Activity 1: Recalling Personal Experiences
Activity 1: Recalling Personal Experiences

Activity time: 15 minutes

Materials for Activity

  • Timepiece (minutes)
  • Optional: Bell or chime

Preparation for Activity

  • Prepare to share with the group a brief, personal example of a time you used physical activity to distract yourself from emotional turmoil.

Description of Activity

Introduce the workshop strategy using these or similar words:

Today we will use theological insights from the life and work of William Ellery Channing to help us focus attention on how we use our Unitarian Universalist faith to handle our own private, internal, personal emotional conflicts and struggles. Channing's theology was a rational celebration of our rational nature. We celebrate his legacy to us as part of our rational liberal faith tradition. But we do not often peer behind his rational faith to examine his theology of emotional struggle. Channing believed that internal emotional struggles strengthen moral character and help perfect the human soul's likeness to God. His own struggles here, however, destroyed his physical health.

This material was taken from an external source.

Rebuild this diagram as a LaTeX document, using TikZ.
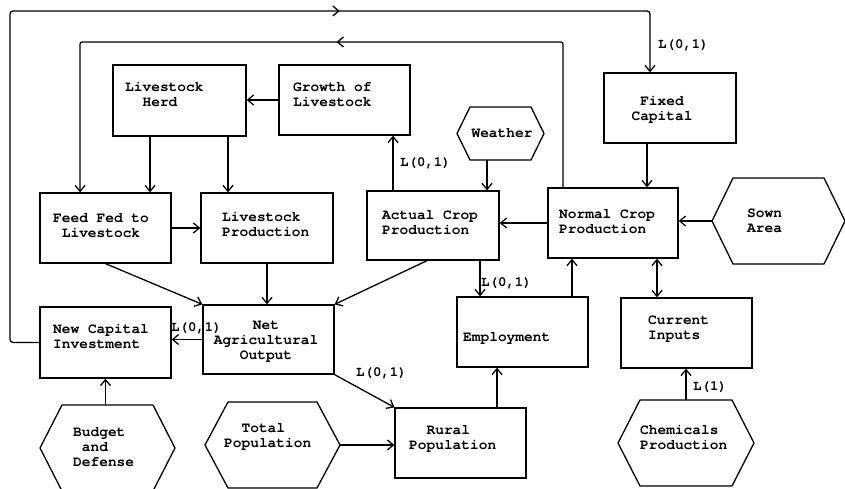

How might you use your own internal emotional struggles to strengthen your moral character without breaking your physical wellbeing? How can we develop a positive liberal faith for both the head and the heart?

Invite participants to recall a personal experience from their own lives in which they wrestled with emotional turmoil and used a distracting physical activity to try to get a handle on their feelings. The experience might be a minor mishap rather than a major emotional trauma. Ask participants to recall details of the experience: Did they eat, shop, drink, watch TV, exercise, surf the web, work on a project late into the night, see a movie, go to a party? Allow two minutes of silence to give participants time to find their story.

Invite participants to think of what, in retrospect, they might have done differently so that they could have gained strength and insight from their emotional distress by addressing the source of their discontents, rather than getting lost in physical distractions. Allow a minute of silence for reflection.

Invite participants to form three-person breakout groups and share their insights of what they, in retrospect, could have done differently. Explain that each person will have two minutes to speak without interruption, followed by five minutes for small group conversation about insights they have gained from the three stories. Explain that you will tell them when to change speakers and when to move into conversation.

Watch the time and give signals when needed. After 11 minutes, invite participants back into the larger group. Invite them to share any further thoughts about what they learned about analyzing a personal emotional struggle in order to discern an insight.